# [Work to be completed]
No pictures go into the copy. Write out exactly the lines below from the one containing "Write the D3.js code for this chart." through the one containing "const endDate = new Date(2026, 6, 24);".

# [Exercise inputs]
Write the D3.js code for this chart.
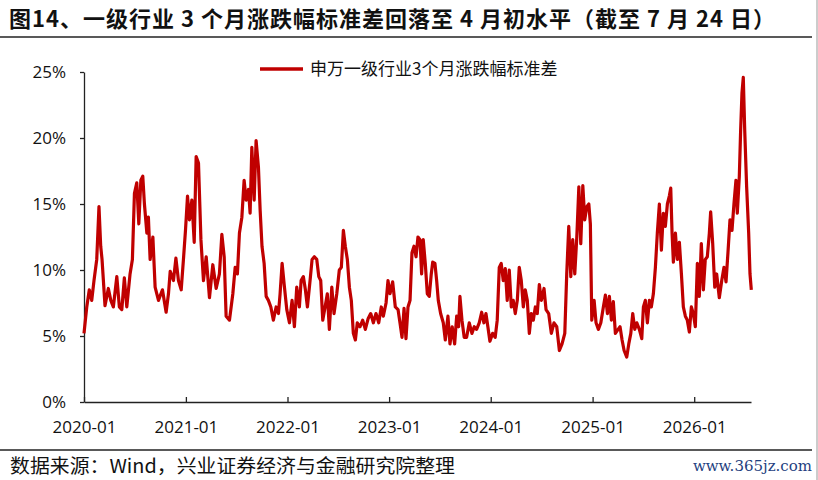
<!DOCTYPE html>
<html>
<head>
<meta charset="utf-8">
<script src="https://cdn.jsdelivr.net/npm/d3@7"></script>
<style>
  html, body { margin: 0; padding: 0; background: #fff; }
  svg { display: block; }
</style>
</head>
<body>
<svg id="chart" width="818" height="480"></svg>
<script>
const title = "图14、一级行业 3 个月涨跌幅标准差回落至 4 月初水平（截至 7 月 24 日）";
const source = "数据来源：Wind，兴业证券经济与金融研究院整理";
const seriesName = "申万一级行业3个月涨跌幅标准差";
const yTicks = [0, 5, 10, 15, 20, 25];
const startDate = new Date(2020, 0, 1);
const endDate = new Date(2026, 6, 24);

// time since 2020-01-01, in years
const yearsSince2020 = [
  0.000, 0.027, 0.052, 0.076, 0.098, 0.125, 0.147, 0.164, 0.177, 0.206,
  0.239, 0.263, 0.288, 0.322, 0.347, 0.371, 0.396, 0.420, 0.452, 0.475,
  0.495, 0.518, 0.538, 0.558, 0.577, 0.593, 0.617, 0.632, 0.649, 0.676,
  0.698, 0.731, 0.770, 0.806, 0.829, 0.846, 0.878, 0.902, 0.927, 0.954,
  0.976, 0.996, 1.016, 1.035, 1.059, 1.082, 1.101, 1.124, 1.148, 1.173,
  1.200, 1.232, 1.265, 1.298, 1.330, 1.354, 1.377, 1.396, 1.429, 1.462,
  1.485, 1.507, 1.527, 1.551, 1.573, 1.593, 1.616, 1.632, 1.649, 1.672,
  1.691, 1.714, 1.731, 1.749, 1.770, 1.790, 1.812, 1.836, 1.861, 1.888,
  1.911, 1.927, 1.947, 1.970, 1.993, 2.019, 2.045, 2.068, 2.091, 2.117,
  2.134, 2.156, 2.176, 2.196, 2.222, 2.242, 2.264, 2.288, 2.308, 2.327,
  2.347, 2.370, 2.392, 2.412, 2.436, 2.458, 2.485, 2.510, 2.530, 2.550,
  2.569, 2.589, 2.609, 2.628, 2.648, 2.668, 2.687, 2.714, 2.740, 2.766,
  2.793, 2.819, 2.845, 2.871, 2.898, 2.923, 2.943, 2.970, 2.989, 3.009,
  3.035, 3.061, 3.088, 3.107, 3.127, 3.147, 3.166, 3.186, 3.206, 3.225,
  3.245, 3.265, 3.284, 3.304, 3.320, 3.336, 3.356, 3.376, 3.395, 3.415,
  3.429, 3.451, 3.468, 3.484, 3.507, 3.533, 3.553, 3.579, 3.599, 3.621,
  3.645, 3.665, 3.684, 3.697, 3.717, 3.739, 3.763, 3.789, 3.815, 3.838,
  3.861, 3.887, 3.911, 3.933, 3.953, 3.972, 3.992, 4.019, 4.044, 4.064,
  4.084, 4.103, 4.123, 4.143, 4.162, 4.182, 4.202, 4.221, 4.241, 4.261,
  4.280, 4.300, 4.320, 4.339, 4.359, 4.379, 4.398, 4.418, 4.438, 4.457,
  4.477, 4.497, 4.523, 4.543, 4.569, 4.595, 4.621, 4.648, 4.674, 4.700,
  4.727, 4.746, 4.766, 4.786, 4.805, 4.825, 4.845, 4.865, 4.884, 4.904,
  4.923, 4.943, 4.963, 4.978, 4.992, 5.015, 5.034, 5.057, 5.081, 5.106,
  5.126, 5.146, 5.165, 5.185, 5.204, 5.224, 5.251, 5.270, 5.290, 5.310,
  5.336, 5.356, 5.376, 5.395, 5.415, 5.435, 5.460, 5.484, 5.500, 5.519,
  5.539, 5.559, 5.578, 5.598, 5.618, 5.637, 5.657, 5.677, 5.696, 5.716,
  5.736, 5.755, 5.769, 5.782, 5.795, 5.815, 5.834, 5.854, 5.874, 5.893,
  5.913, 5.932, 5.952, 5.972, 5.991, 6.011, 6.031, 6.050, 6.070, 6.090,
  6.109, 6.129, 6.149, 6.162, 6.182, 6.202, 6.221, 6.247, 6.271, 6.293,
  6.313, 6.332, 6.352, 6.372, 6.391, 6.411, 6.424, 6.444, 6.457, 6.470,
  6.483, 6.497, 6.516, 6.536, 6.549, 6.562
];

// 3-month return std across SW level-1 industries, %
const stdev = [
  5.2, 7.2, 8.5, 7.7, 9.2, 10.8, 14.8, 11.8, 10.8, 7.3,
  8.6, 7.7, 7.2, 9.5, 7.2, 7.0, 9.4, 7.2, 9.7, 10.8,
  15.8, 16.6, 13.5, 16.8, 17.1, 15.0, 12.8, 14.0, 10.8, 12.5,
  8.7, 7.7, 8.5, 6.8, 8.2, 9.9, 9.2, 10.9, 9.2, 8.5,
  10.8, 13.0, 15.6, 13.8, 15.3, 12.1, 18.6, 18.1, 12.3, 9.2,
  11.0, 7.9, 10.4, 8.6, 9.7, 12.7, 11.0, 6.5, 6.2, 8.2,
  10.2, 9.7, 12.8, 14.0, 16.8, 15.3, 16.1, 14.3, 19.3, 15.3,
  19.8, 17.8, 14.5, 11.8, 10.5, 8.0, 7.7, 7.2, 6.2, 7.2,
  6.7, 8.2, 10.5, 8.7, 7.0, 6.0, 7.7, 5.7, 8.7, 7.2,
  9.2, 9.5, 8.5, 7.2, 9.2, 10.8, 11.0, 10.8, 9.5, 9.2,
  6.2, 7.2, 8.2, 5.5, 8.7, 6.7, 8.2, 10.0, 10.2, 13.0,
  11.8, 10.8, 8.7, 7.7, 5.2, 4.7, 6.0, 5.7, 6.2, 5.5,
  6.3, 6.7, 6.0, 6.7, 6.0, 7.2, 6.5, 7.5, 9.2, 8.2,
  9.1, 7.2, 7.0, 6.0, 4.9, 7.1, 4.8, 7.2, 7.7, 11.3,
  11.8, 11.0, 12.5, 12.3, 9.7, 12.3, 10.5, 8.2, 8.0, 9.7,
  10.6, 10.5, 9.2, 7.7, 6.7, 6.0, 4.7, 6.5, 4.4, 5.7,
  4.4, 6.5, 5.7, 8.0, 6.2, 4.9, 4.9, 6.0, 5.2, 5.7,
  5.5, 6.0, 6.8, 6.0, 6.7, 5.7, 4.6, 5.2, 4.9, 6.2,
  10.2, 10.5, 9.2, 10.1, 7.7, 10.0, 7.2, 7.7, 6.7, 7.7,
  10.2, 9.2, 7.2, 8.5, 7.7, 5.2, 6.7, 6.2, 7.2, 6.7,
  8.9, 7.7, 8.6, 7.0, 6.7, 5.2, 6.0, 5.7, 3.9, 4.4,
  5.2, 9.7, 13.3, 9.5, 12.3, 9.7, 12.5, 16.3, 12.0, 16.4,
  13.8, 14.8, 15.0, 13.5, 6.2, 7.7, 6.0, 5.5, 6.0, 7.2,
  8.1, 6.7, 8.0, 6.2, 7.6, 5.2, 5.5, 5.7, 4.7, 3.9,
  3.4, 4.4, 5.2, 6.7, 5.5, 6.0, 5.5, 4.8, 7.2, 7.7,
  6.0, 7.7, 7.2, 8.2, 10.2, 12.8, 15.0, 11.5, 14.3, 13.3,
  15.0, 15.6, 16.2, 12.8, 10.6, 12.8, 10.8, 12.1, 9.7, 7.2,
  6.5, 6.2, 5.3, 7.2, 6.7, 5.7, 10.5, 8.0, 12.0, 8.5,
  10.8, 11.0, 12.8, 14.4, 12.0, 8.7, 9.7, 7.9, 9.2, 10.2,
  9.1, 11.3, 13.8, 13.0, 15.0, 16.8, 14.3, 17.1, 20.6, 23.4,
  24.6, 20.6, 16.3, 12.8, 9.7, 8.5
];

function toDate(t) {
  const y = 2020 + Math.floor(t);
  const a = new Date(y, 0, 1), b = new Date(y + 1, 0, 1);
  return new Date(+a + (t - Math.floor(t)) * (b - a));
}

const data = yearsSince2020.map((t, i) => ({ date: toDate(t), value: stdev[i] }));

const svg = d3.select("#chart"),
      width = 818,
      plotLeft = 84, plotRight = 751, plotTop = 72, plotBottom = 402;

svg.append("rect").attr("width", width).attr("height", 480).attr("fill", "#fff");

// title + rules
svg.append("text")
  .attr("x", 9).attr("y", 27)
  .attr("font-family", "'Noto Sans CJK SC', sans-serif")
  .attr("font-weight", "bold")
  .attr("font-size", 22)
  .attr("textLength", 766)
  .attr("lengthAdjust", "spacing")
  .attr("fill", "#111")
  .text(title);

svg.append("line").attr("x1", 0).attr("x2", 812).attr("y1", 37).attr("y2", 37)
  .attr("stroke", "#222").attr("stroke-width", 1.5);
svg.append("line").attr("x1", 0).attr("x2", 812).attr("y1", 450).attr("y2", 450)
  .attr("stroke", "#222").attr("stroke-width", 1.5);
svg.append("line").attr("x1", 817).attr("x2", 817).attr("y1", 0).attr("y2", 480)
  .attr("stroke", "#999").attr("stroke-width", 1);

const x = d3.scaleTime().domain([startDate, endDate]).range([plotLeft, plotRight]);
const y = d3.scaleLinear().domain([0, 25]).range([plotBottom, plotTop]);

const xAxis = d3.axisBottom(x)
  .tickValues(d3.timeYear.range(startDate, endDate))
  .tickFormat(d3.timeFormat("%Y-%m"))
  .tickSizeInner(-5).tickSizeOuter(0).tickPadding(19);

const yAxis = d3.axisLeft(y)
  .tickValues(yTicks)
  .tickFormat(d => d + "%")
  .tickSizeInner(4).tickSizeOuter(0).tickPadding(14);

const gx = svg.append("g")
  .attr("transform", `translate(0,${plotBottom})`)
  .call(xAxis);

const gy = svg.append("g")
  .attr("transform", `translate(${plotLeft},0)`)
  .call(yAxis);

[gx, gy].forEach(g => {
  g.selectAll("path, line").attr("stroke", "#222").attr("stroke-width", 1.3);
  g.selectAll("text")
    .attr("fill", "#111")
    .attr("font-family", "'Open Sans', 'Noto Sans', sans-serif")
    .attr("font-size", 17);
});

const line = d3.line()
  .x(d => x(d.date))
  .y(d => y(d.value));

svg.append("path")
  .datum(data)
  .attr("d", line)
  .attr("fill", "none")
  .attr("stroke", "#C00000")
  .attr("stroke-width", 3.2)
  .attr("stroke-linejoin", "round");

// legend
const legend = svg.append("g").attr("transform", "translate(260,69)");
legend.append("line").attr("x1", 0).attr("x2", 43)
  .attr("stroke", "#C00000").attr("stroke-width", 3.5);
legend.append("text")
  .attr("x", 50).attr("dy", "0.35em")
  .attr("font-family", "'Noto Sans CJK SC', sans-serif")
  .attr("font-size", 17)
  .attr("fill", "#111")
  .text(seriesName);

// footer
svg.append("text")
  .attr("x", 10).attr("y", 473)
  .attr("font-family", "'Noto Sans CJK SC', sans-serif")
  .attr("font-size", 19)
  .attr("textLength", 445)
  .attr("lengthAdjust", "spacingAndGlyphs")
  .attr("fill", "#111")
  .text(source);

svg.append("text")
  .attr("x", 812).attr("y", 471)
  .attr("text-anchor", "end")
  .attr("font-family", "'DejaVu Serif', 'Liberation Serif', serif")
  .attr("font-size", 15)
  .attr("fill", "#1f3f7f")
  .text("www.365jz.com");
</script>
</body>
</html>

* * *

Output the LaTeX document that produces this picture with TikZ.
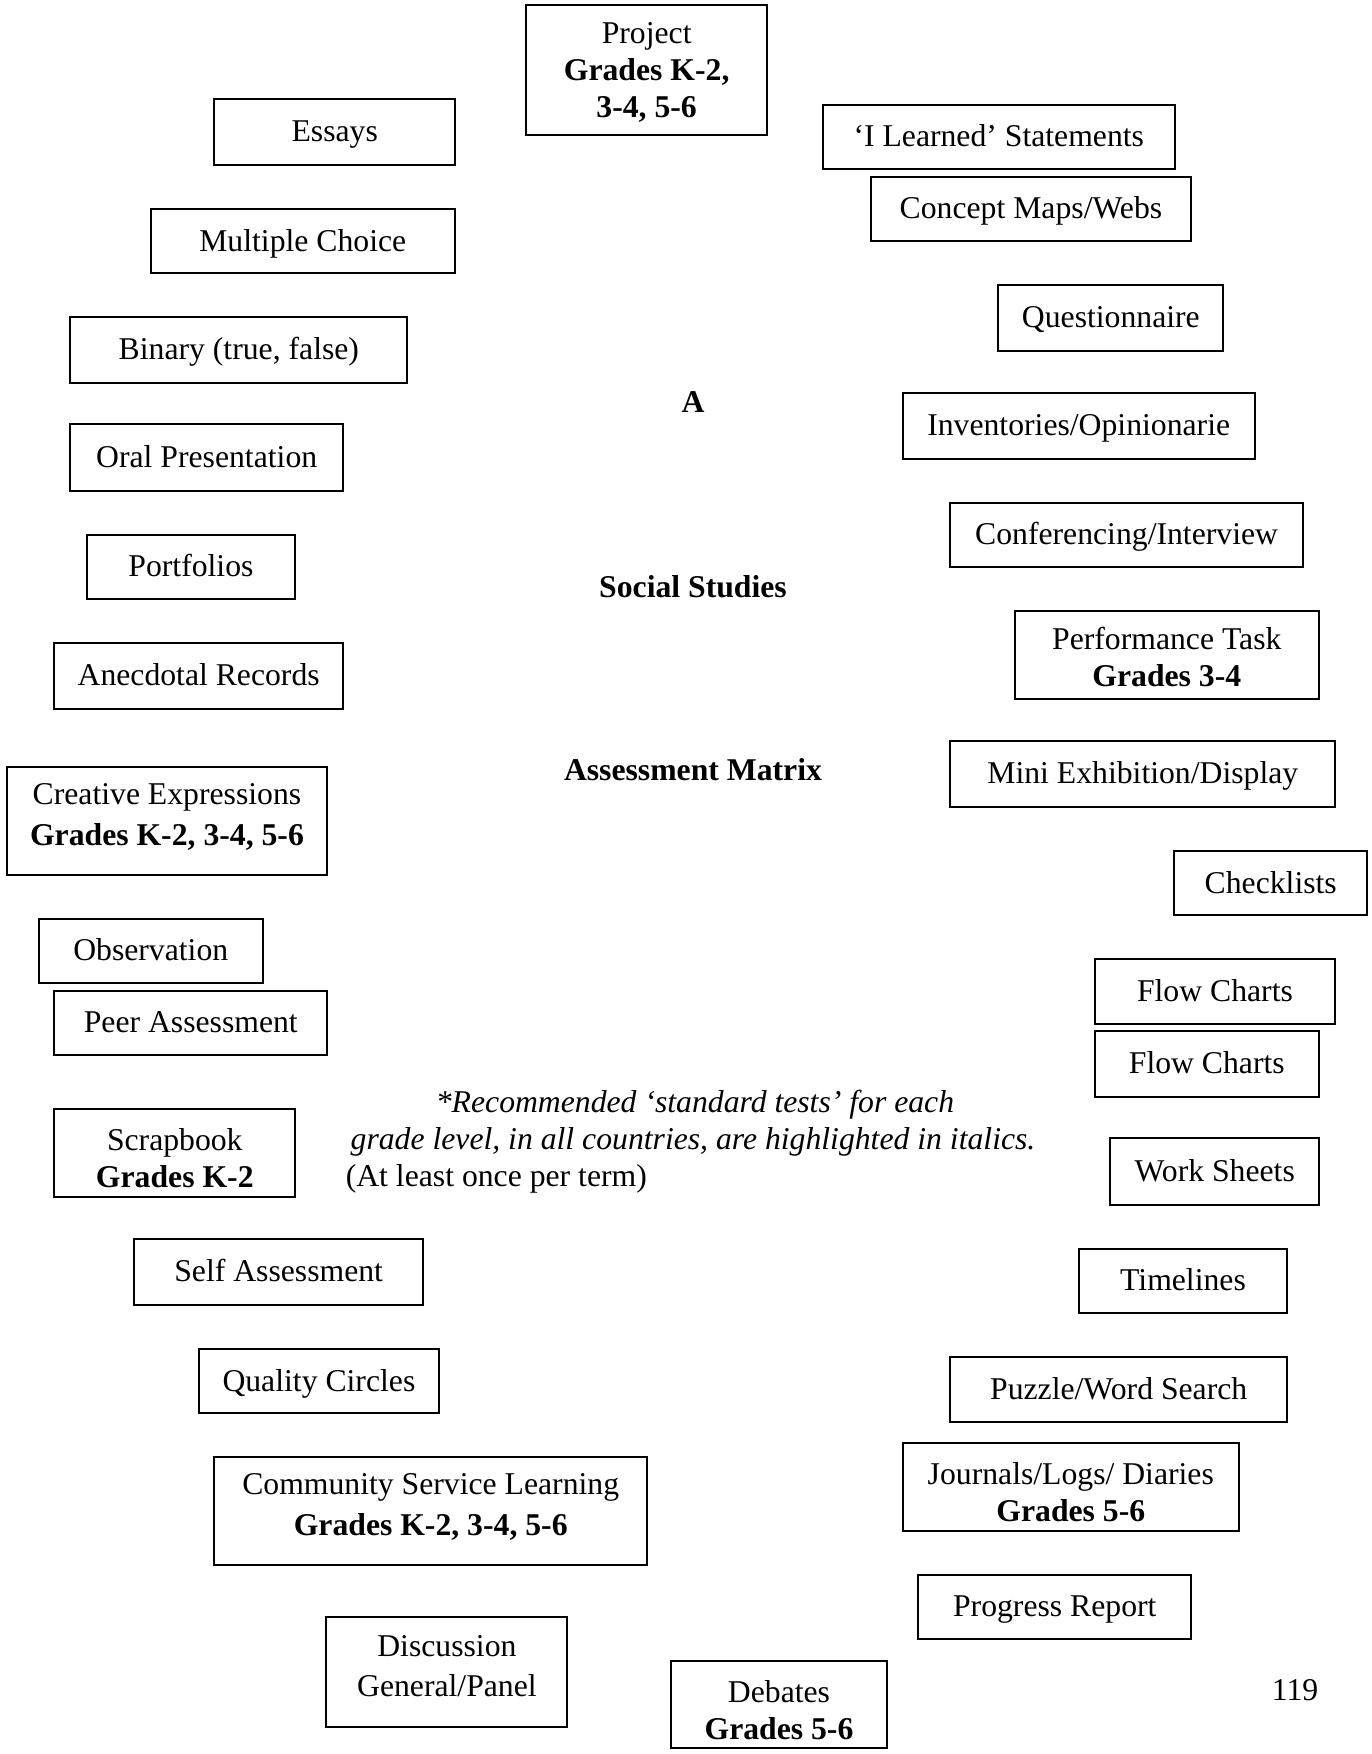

# [Response for this exercise]
Write the D3.js code for this chart.
<!DOCTYPE html>
<html>
<head>
<meta charset="utf-8">
<script src="https://cdn.jsdelivr.net/npm/d3@7"></script>
<style>
  html, body { margin: 0; padding: 0; background: #fff; }
  svg { display: block; }
</style>
</head>
<body>
<svg id="chart" width="818" height="480"></svg>
<script>
const title = "图14、一级行业 3 个月涨跌幅标准差回落至 4 月初水平（截至 7 月 24 日）";
const source = "数据来源：Wind，兴业证券经济与金融研究院整理";
const seriesName = "申万一级行业3个月涨跌幅标准差";
const yTicks = [0, 5, 10, 15, 20, 25];
const startDate = new Date(2020, 0, 1);
const endDate = new Date(2026, 6, 24);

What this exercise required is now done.